Personal information
- Born: April 6, 1967 (age 59) Ufa, Soviet Union

Sport
- Sport: Swimming

Medal record
Representing the Unified Team
Olympic Games
| Gold medal – first place | 1992 Barcelona | 4×200 m freestyle |
| Silver medal – second place | 1992 Barcelona | 4×100 m freestyle |
World Championships (LC)
Representing the Soviet Union
| Silver medal – second place | 1991 Perth | 4x100 m medley |
| Bronze medal – third place | 1991 Perth | 4×100 m freestyle |
European Championships
Representing the Soviet Union
| Gold medal – first place | 1991 Athens | 4×100 m freestyle |
| Gold medal – first place | 1991 Athens | 4×200 m freestyle |
| Bronze medal – third place | 1987 Strasbourg | 4×100 m freestyle |

= Veniamin Tayanovich =

Russian swimmer (born 1967)

Veniamin Igorevich Tayanovich (Вениамин Игоревич Таянович; born 6 April 1967) is a retired Russian freestyle swimmer.

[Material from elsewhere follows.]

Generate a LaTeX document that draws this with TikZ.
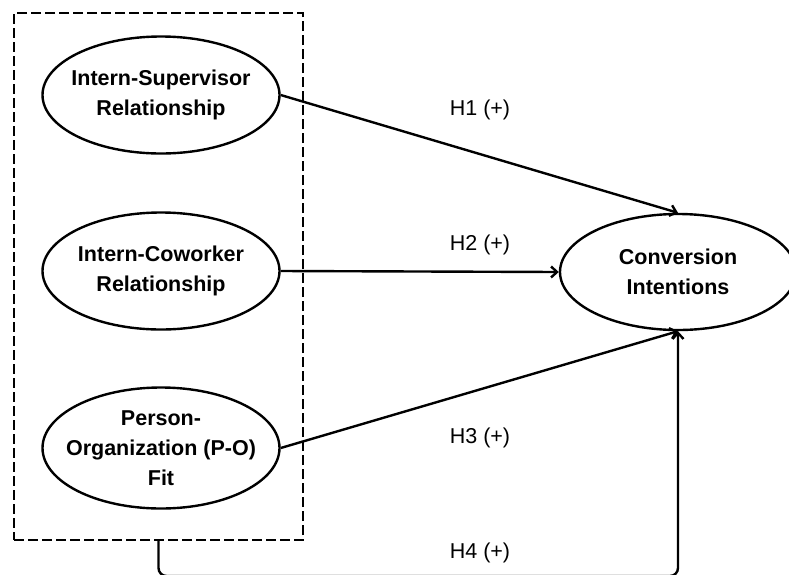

Tayanovich is best known for winning the gold medal in the Men's 4 × 200 m Freestyle event at the 1992 Summer Olympics at Barcelona, alongside Vladimir Pyshnenko, Dmitry Lepikov, Aleksey Kudryavtsev (heats), Yury Mukhin (heats) and Yevgeny Sadovyi. At the same Olympic Games he also claimed the silver medal with the 4 × 100 m freestyle team, swimming in the qualifying heats.